→ **The input**:
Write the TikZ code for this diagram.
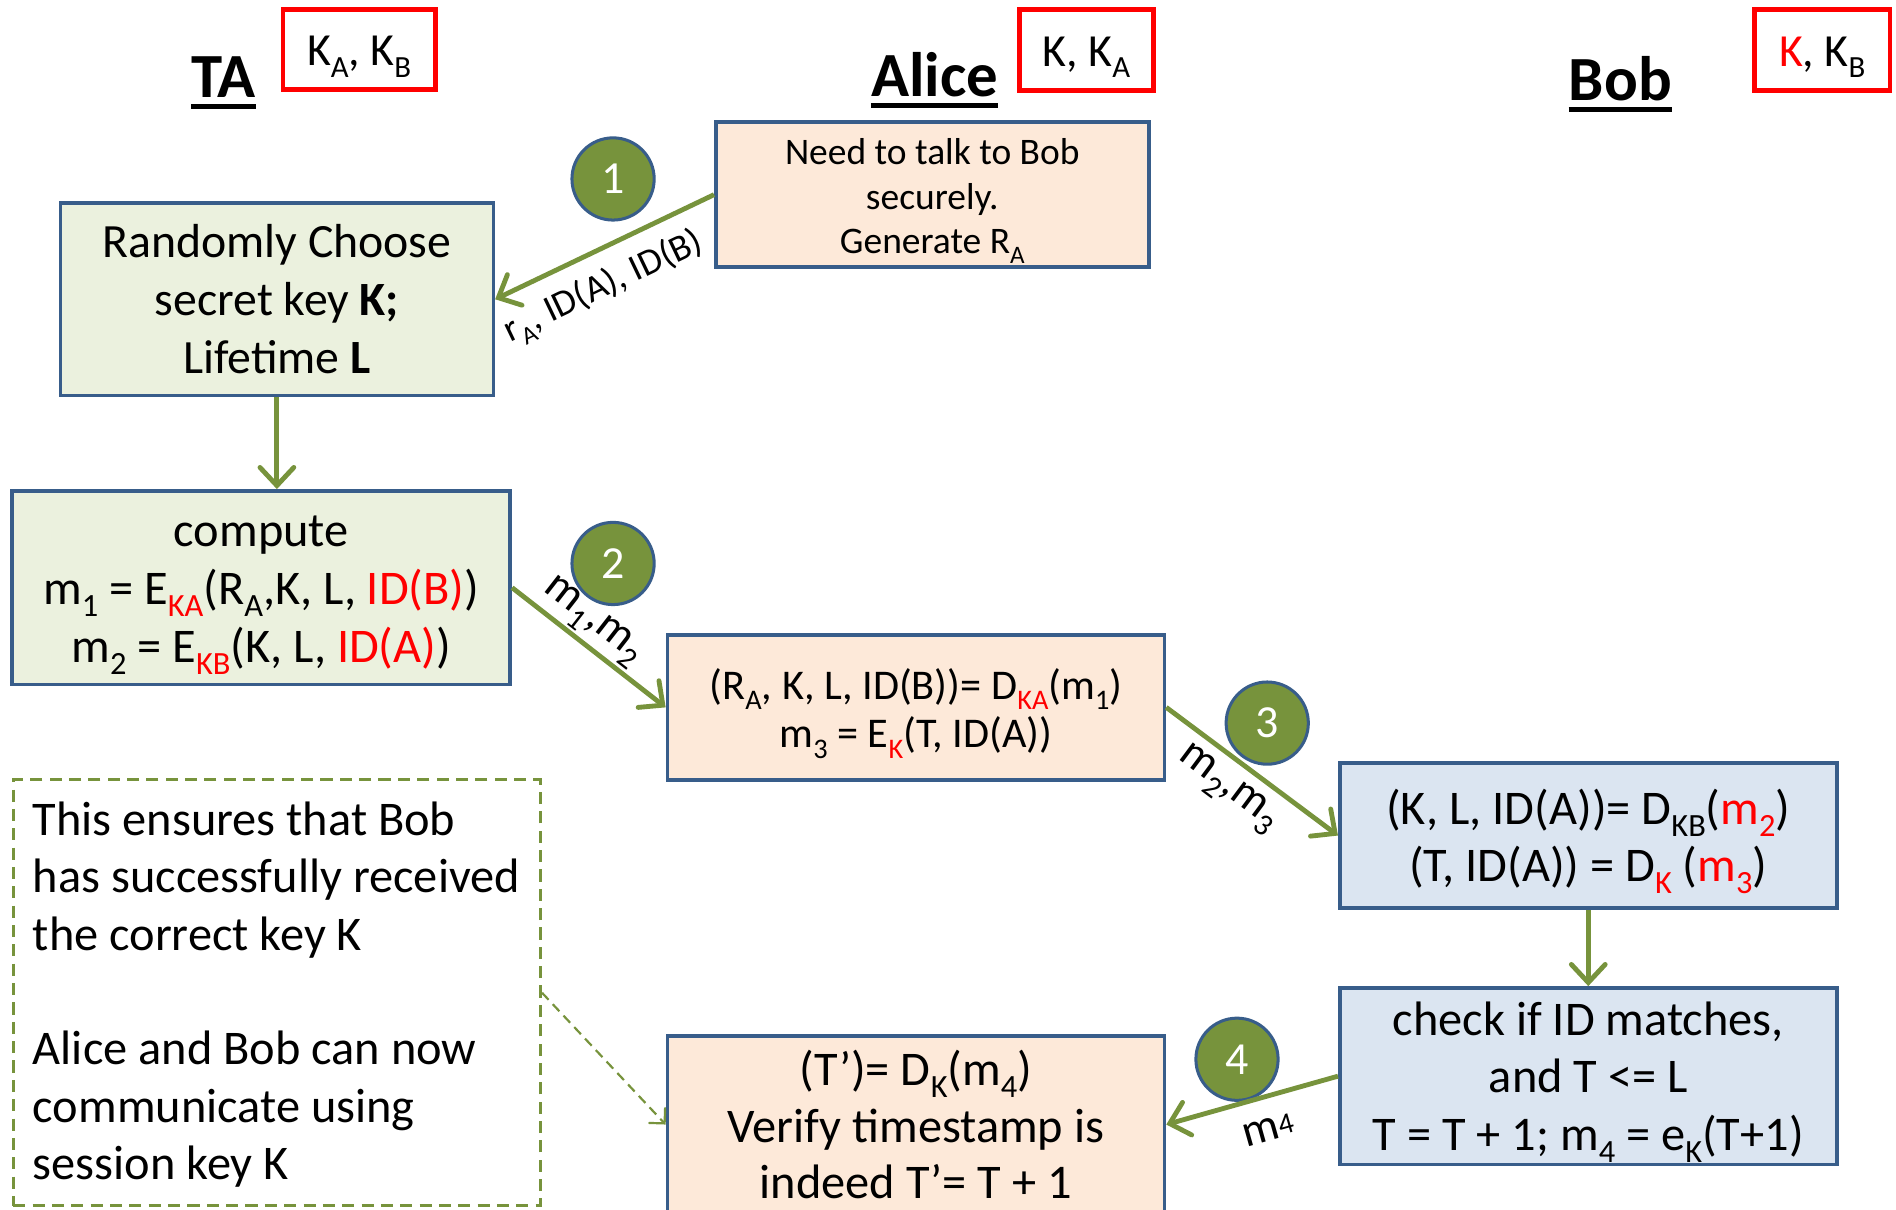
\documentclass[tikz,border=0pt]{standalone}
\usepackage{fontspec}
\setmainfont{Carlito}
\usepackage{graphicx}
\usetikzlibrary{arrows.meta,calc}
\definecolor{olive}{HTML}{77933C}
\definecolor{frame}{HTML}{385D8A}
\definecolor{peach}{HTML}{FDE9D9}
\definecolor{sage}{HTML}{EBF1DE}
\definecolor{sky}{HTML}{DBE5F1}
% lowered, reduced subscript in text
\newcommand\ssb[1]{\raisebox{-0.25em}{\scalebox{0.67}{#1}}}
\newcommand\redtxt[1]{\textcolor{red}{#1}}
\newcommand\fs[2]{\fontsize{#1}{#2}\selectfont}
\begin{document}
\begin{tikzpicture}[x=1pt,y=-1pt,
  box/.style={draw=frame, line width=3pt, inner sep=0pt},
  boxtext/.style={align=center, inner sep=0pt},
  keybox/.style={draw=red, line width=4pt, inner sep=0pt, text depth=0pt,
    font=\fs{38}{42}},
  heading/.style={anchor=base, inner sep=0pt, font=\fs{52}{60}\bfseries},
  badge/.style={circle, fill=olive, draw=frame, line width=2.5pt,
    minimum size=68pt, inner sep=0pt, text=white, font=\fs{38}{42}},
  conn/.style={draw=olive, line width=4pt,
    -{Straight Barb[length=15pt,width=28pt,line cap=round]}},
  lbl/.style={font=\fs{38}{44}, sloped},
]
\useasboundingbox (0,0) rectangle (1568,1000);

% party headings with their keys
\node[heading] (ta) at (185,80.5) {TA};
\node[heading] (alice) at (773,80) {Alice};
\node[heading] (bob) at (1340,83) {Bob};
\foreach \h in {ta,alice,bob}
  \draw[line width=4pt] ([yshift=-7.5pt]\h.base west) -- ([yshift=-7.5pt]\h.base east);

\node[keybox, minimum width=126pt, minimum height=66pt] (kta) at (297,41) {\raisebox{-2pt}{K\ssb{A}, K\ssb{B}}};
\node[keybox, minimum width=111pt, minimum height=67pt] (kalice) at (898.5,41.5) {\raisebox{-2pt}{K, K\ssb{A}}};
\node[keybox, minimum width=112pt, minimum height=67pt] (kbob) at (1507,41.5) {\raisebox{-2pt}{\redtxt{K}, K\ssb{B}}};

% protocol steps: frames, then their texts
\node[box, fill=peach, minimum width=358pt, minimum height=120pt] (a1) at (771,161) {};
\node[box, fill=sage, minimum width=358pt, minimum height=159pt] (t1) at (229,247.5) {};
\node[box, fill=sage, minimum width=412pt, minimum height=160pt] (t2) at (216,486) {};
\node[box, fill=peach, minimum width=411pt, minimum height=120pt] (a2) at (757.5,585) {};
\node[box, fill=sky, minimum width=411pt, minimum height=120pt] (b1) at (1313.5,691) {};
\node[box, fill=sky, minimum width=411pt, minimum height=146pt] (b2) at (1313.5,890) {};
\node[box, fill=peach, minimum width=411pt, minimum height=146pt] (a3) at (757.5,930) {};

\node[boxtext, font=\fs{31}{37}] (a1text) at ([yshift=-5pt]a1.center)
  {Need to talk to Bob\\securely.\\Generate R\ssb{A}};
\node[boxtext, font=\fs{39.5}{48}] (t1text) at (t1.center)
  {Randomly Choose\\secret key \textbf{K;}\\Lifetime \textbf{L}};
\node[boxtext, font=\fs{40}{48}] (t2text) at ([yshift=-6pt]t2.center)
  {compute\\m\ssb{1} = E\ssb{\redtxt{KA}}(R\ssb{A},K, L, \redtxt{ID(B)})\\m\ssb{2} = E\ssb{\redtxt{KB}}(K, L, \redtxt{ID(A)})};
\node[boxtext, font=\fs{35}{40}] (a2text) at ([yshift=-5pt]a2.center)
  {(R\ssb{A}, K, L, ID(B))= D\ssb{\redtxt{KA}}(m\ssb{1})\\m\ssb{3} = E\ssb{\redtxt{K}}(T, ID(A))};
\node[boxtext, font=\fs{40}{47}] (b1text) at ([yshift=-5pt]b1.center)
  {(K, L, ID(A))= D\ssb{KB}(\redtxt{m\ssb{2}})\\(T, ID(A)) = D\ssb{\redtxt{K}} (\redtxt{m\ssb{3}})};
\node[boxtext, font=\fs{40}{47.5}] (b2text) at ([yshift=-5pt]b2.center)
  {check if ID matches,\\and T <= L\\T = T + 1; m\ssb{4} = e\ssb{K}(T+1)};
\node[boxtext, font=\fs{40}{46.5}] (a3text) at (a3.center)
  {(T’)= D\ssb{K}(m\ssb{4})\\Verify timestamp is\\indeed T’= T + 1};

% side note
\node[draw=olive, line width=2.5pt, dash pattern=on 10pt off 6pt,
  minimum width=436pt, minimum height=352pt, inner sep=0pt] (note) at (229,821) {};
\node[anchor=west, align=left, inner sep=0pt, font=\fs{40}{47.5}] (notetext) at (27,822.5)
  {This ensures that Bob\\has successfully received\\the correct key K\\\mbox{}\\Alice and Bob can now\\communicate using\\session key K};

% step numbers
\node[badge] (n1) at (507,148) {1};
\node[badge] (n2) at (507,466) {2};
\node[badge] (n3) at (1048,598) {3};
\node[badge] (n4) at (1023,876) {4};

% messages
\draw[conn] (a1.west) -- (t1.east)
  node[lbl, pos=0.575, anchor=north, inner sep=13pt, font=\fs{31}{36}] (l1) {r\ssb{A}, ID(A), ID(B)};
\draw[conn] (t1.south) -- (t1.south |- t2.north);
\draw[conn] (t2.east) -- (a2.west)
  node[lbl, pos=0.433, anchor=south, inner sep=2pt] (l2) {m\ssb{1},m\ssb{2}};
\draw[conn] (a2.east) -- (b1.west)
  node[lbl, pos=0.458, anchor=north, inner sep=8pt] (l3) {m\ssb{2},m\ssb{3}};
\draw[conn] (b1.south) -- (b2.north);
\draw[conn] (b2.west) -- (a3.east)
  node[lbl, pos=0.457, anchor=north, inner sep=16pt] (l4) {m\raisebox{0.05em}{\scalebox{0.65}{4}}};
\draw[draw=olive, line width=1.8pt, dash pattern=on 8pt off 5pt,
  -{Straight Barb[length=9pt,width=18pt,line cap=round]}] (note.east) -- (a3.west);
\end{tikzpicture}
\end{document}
...
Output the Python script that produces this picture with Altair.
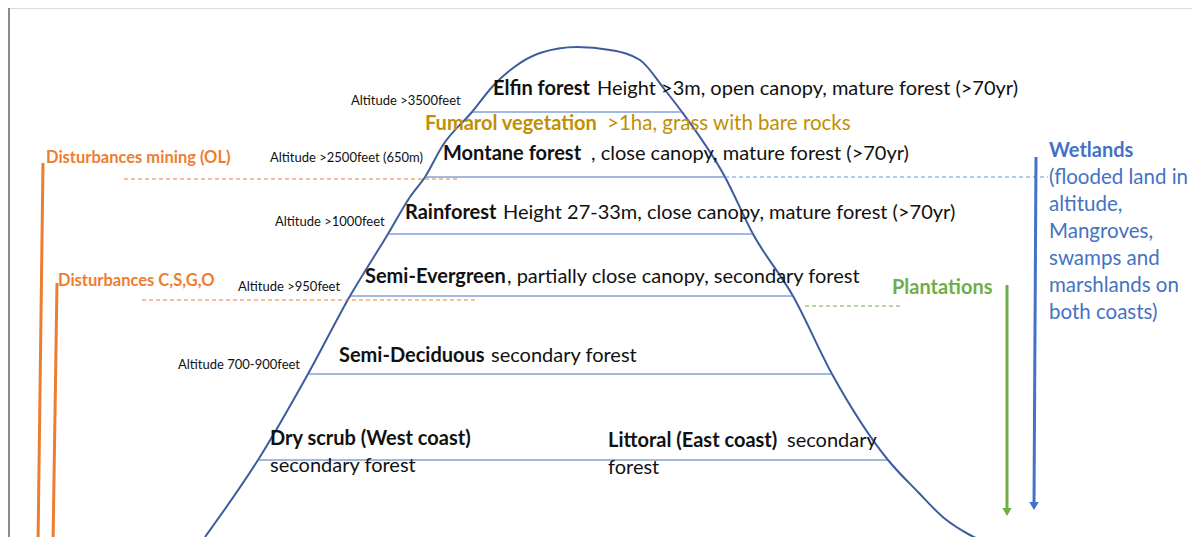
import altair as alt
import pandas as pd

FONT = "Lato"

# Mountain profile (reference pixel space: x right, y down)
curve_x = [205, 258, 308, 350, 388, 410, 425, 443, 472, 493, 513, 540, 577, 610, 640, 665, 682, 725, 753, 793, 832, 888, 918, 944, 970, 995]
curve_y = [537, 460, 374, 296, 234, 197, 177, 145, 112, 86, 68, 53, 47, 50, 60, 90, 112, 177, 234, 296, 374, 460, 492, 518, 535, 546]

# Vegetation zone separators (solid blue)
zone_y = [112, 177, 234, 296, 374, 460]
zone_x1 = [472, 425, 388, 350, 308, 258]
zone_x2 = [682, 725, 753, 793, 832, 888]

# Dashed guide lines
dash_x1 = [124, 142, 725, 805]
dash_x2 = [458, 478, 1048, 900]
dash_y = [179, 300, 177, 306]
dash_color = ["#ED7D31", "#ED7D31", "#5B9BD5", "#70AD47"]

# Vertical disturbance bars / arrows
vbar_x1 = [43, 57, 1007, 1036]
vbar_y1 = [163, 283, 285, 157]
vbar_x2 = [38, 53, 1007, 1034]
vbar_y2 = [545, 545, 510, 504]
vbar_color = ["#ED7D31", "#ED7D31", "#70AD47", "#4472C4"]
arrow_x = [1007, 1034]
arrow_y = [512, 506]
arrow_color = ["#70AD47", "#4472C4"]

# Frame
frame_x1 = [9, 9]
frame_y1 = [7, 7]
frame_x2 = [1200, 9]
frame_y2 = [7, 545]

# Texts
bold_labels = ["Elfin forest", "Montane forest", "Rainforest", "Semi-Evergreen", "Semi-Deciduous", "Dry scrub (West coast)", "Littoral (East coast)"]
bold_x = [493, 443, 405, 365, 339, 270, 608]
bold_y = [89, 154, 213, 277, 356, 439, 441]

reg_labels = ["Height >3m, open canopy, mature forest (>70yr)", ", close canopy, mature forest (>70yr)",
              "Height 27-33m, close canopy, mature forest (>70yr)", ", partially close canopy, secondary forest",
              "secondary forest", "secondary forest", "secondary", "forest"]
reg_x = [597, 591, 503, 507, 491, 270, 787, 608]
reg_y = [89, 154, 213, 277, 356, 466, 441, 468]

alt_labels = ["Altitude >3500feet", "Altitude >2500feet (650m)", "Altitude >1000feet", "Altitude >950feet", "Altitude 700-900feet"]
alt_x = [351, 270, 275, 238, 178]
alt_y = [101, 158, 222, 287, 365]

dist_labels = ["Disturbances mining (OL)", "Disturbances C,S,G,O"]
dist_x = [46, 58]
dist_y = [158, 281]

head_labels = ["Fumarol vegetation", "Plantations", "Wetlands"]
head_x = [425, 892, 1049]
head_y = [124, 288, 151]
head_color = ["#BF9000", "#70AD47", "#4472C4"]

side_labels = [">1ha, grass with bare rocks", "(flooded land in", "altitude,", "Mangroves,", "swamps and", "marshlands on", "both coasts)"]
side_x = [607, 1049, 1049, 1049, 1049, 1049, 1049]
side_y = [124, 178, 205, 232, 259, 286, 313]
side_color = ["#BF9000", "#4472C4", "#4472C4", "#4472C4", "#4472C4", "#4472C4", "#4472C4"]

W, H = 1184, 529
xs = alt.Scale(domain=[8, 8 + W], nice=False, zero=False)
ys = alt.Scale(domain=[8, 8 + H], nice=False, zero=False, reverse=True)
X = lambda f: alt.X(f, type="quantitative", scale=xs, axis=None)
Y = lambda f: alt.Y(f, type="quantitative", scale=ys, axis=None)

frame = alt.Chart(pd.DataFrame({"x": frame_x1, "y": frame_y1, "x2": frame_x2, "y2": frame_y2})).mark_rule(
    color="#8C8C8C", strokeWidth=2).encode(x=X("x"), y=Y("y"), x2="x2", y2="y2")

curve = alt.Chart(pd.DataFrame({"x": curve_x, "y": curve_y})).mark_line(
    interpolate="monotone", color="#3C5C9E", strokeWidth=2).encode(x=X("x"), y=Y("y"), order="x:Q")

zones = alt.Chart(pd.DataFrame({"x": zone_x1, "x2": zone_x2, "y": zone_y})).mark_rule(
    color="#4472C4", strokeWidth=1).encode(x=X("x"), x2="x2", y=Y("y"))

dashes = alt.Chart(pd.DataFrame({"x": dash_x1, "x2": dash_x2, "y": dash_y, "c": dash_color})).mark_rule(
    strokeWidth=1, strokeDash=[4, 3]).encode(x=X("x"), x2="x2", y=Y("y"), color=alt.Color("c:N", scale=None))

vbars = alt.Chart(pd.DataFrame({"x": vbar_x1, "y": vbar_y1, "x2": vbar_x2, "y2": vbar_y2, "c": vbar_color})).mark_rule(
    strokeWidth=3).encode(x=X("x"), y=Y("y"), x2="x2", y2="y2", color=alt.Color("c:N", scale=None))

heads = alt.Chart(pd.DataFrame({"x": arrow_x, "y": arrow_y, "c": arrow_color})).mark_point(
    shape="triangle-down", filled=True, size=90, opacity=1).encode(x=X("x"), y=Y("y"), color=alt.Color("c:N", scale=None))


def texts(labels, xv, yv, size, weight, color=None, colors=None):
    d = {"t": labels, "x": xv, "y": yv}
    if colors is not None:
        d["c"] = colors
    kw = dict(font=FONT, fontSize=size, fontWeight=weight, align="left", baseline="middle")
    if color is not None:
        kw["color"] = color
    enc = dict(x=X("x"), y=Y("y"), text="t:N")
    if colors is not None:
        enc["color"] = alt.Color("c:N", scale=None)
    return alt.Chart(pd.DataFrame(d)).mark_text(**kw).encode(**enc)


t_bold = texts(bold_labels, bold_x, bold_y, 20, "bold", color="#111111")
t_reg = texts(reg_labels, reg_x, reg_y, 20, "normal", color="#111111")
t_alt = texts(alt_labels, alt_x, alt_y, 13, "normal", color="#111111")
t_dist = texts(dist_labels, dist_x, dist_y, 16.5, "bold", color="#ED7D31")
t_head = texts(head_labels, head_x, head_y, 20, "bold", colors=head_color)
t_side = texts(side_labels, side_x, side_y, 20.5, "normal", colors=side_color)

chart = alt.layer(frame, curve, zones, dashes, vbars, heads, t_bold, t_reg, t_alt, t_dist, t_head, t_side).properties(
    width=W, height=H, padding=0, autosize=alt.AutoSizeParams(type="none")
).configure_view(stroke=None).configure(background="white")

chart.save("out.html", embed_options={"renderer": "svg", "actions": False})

→ **Exercise details**:
Copy only the lines above from the one containing "Write the TikZ code for this diagram." through the one containing "minimum width=112pt, minimum", both included. Leave out the pictures.

→ **Written solution**:
Write the TikZ code for this diagram.
\documentclass[tikz,border=0pt]{standalone}
\usepackage{fontspec}
\setmainfont{Carlito}
\usepackage{graphicx}
\usetikzlibrary{arrows.meta,calc}
\definecolor{olive}{HTML}{77933C}
\definecolor{frame}{HTML}{385D8A}
\definecolor{peach}{HTML}{FDE9D9}
\definecolor{sage}{HTML}{EBF1DE}
\definecolor{sky}{HTML}{DBE5F1}
% lowered, reduced subscript in text
\newcommand\ssb[1]{\raisebox{-0.25em}{\scalebox{0.67}{#1}}}
\newcommand\redtxt[1]{\textcolor{red}{#1}}
\newcommand\fs[2]{\fontsize{#1}{#2}\selectfont}
\begin{document}
\begin{tikzpicture}[x=1pt,y=-1pt,
  box/.style={draw=frame, line width=3pt, inner sep=0pt},
  boxtext/.style={align=center, inner sep=0pt},
  keybox/.style={draw=red, line width=4pt, inner sep=0pt, text depth=0pt,
    font=\fs{38}{42}},
  heading/.style={anchor=base, inner sep=0pt, font=\fs{52}{60}\bfseries},
  badge/.style={circle, fill=olive, draw=frame, line width=2.5pt,
    minimum size=68pt, inner sep=0pt, text=white, font=\fs{38}{42}},
  conn/.style={draw=olive, line width=4pt,
    -{Straight Barb[length=15pt,width=28pt,line cap=round]}},
  lbl/.style={font=\fs{38}{44}, sloped},
]
\useasboundingbox (0,0) rectangle (1568,1000);

% party headings with their keys
\node[heading] (ta) at (185,80.5) {TA};
\node[heading] (alice) at (773,80) {Alice};
\node[heading] (bob) at (1340,83) {Bob};
\foreach \h in {ta,alice,bob}
  \draw[line width=4pt] ([yshift=-7.5pt]\h.base west) -- ([yshift=-7.5pt]\h.base east);

\node[keybox, minimum width=126pt, minimum height=66pt] (kta) at (297,41) {\raisebox{-2pt}{K\ssb{A}, K\ssb{B}}};
\node[keybox, minimum width=111pt, minimum height=67pt] (kalice) at (898.5,41.5) {\raisebox{-2pt}{K, K\ssb{A}}};
\node[keybox, minimum width=112pt, minimum height=67pt] (kbob) at (1507,41.5) {\raisebox{-2pt}{\redtxt{K}, K\ssb{B}}};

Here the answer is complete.